De acordo com o religioso, centralizar tudo no ''calvário'' de João Paulo II acaba por deixar em segundo plano a mensagem de Cristo.

- É Cristo que nos ajuda a nos levantar das quedas e não o pontífice - comenta.

Por outro lado, Sciortino opina que na visão do Santo Padre trata-se de testemunhar o significado de sua missão, um sinal que vai contra às atuais tendências da sociedade da imagem, que persegue a perfeição artificial e as aparências.

Os mesmos sentimentos contraditórios foram expressados por fiéis de todo o mundo que assistiram na quarta-feira a última aparição pública e silenciosa do pontífice.

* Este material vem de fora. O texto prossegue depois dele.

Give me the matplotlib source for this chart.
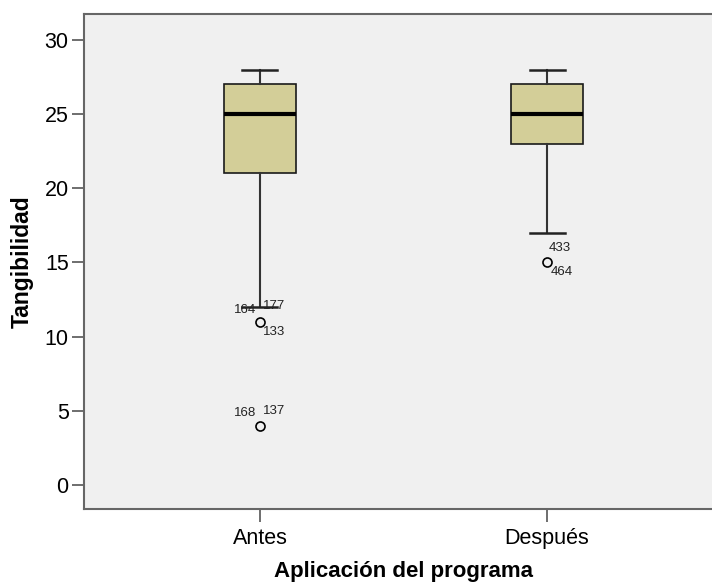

- O Santo Padre não pode continuar dirigindo a Igreja, está doente - comentou a católica belga Quintein Masure na praça de São Pedro.

Para a imprensa européia, o excesso de exibição na mídia da ''longa agonia'' do papa, pode trazer efeitos negativos para a própria Igreja, segundo adverte o jornal francês Le Monde.

''As câmaras de televisão focalizadas no Vaticano e no papa ocultaram as celebrações da Semana Santa no resto do mundo'', escreveu o diário.

Mesmo antes da recaída de ontem à tarde, fontes do Vaticano já previam que as aparições deveriam diminuir nos próximos dias.